**Job**
Say how many lines include the word "matplotlib". Reply with nothing but the number.

**Supplied data**
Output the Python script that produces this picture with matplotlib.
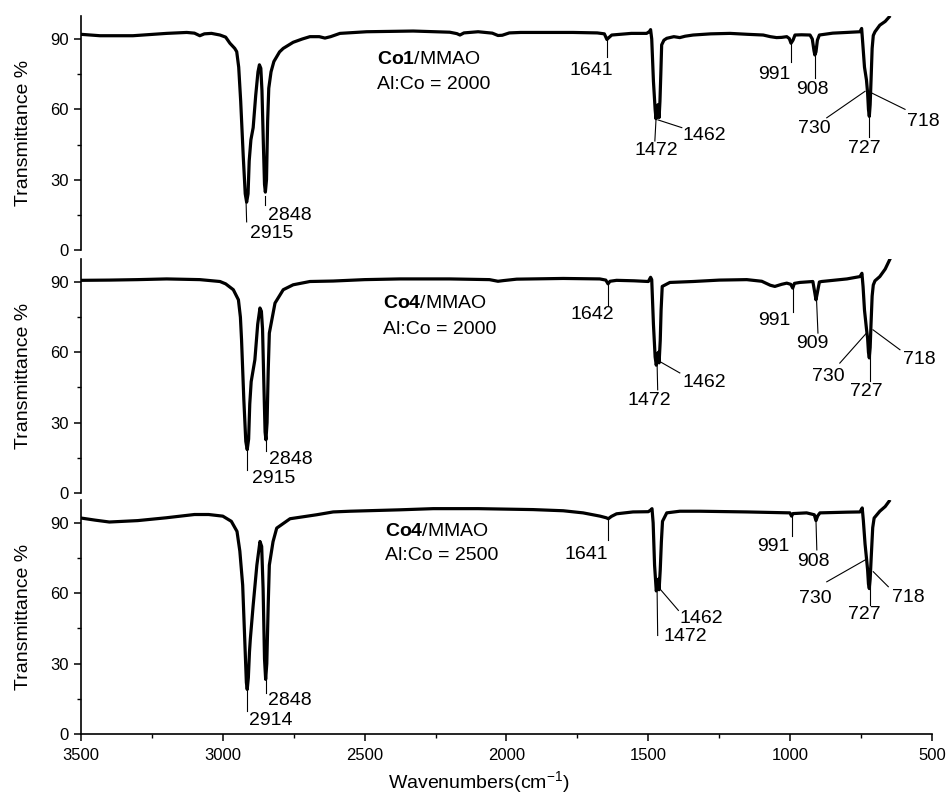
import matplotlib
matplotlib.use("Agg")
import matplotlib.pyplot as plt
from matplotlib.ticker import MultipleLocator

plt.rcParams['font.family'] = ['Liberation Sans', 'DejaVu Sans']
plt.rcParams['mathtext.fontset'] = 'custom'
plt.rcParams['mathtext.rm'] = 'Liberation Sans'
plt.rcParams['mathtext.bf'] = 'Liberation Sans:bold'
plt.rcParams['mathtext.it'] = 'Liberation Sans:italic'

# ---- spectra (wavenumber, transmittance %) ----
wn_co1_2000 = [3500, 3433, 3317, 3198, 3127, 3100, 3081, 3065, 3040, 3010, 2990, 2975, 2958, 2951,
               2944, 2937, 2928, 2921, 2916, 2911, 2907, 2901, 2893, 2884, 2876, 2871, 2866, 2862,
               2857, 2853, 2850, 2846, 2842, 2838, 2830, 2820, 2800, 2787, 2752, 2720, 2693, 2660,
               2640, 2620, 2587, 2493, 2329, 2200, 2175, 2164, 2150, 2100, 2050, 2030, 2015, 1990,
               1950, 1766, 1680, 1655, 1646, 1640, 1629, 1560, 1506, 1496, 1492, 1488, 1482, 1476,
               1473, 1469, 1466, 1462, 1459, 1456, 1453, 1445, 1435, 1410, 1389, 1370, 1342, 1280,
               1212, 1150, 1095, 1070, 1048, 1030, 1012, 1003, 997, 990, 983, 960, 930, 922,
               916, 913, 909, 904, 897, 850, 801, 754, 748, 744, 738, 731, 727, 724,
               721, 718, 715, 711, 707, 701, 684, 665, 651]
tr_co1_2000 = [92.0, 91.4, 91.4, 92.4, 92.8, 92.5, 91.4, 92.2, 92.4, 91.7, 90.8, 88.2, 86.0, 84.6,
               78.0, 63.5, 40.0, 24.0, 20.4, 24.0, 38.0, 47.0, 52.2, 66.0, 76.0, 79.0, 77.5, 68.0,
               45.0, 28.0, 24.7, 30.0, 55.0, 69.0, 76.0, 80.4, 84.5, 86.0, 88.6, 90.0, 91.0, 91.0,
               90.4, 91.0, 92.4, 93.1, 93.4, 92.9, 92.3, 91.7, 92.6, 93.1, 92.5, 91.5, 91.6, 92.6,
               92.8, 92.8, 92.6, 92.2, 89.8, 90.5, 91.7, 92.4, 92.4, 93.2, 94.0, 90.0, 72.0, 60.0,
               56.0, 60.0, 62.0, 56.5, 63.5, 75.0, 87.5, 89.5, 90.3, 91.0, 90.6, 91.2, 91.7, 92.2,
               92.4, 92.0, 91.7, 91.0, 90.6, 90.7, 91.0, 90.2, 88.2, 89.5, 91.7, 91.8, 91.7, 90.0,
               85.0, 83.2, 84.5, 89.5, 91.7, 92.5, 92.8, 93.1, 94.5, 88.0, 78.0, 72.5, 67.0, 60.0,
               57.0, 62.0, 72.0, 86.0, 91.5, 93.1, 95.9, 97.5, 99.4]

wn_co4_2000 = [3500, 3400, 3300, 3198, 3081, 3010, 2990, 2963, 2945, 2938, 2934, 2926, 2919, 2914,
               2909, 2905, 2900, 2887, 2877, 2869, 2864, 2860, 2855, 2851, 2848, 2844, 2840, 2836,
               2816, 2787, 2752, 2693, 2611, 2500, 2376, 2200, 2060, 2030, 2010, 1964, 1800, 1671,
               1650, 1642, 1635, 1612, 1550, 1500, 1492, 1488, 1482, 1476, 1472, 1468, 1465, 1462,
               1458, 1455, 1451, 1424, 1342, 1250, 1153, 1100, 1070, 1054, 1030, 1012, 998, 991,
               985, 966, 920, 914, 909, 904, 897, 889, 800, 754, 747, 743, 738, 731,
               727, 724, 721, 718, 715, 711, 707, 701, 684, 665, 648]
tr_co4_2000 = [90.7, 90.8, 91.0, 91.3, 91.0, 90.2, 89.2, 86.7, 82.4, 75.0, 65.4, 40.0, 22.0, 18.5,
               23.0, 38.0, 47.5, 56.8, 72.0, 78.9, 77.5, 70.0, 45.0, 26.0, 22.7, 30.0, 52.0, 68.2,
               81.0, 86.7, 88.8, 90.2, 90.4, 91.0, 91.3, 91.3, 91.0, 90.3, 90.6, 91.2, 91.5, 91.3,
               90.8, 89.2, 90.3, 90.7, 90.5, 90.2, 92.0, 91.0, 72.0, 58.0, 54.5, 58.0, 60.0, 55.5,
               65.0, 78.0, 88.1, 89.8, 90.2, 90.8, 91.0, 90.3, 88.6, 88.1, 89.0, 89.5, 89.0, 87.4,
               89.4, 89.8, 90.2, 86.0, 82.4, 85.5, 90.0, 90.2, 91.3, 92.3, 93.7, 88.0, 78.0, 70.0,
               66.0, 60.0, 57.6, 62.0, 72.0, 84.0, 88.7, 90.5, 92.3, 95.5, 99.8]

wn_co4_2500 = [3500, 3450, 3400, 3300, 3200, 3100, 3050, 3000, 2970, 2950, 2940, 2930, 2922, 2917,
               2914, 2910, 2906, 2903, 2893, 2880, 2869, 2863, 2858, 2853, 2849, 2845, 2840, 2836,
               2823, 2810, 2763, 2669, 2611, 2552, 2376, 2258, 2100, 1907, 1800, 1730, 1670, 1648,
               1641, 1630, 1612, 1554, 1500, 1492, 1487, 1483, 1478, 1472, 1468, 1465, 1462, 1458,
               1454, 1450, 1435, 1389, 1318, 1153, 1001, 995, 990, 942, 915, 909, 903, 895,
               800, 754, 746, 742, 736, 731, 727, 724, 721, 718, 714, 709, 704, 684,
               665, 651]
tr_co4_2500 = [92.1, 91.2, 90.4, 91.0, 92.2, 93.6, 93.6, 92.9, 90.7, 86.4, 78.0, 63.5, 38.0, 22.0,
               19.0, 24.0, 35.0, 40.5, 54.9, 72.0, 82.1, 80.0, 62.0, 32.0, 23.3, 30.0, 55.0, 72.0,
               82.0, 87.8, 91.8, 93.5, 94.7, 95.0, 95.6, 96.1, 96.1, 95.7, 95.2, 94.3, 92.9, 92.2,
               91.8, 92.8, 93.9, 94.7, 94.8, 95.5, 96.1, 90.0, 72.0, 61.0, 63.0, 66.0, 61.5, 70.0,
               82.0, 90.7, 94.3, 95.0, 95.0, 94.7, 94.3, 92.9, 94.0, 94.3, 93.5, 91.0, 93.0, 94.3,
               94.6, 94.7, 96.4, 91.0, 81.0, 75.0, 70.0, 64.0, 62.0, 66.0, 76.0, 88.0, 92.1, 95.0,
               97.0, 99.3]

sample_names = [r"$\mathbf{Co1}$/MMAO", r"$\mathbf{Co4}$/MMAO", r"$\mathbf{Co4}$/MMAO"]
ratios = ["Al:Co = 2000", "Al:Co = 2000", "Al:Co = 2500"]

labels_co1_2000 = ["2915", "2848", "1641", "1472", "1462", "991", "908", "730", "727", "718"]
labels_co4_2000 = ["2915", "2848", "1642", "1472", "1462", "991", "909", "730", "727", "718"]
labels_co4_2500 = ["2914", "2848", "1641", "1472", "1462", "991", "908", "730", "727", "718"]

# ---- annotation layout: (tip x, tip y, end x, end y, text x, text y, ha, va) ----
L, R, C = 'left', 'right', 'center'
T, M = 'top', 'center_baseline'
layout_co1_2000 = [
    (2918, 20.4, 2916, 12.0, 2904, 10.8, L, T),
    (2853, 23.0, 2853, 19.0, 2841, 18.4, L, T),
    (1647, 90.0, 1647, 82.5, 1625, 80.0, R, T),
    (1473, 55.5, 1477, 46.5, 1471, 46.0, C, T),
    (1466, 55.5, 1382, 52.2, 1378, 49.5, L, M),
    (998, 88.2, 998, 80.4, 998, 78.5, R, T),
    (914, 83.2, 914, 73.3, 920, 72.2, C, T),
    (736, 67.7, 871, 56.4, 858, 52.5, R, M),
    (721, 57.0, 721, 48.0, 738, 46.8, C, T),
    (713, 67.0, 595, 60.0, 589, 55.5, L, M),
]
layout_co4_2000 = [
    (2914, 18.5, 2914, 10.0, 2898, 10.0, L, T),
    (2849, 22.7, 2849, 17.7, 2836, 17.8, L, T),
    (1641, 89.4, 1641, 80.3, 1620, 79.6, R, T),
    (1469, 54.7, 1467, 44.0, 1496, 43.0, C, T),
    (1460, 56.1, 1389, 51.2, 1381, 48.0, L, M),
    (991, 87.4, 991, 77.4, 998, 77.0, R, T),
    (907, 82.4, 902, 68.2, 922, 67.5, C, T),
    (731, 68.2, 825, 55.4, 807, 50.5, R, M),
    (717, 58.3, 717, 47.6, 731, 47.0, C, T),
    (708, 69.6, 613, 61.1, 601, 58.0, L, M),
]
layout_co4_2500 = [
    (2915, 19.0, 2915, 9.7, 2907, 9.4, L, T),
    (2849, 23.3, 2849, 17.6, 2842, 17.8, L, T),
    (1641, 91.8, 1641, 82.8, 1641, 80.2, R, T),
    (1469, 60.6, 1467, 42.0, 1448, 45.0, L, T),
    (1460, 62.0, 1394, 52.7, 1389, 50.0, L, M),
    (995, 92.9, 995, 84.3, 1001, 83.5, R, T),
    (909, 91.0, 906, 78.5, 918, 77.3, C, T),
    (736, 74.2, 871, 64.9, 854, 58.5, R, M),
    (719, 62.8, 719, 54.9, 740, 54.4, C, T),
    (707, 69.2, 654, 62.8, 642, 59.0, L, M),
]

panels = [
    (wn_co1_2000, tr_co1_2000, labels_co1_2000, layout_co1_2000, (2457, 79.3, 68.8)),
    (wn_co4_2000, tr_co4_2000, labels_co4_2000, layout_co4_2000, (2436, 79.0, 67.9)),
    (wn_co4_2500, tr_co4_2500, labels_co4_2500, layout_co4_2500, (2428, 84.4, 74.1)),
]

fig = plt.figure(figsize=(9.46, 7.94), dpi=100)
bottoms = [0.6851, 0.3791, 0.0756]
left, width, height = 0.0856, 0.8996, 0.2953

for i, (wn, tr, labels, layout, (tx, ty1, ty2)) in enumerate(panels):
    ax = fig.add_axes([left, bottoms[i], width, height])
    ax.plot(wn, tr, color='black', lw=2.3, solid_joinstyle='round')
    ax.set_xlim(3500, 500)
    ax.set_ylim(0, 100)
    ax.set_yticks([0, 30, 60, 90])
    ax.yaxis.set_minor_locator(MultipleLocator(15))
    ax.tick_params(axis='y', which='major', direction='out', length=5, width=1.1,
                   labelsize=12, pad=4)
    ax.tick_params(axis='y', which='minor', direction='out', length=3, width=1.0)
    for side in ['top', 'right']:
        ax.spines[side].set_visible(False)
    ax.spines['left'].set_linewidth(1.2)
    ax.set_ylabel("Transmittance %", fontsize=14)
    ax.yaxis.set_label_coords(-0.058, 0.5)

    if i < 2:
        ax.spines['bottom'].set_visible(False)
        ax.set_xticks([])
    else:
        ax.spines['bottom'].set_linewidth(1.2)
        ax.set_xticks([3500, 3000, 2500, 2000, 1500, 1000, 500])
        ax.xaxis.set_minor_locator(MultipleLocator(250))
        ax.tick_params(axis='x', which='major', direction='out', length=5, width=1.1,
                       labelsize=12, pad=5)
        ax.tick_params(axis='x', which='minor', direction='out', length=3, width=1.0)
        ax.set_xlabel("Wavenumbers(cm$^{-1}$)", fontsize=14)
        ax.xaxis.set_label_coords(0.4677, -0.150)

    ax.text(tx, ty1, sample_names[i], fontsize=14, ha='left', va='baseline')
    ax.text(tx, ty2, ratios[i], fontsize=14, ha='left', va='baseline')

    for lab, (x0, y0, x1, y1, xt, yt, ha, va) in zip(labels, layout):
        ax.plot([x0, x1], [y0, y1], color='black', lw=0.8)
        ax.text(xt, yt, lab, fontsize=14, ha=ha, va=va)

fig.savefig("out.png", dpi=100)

**Answer to the problem**
5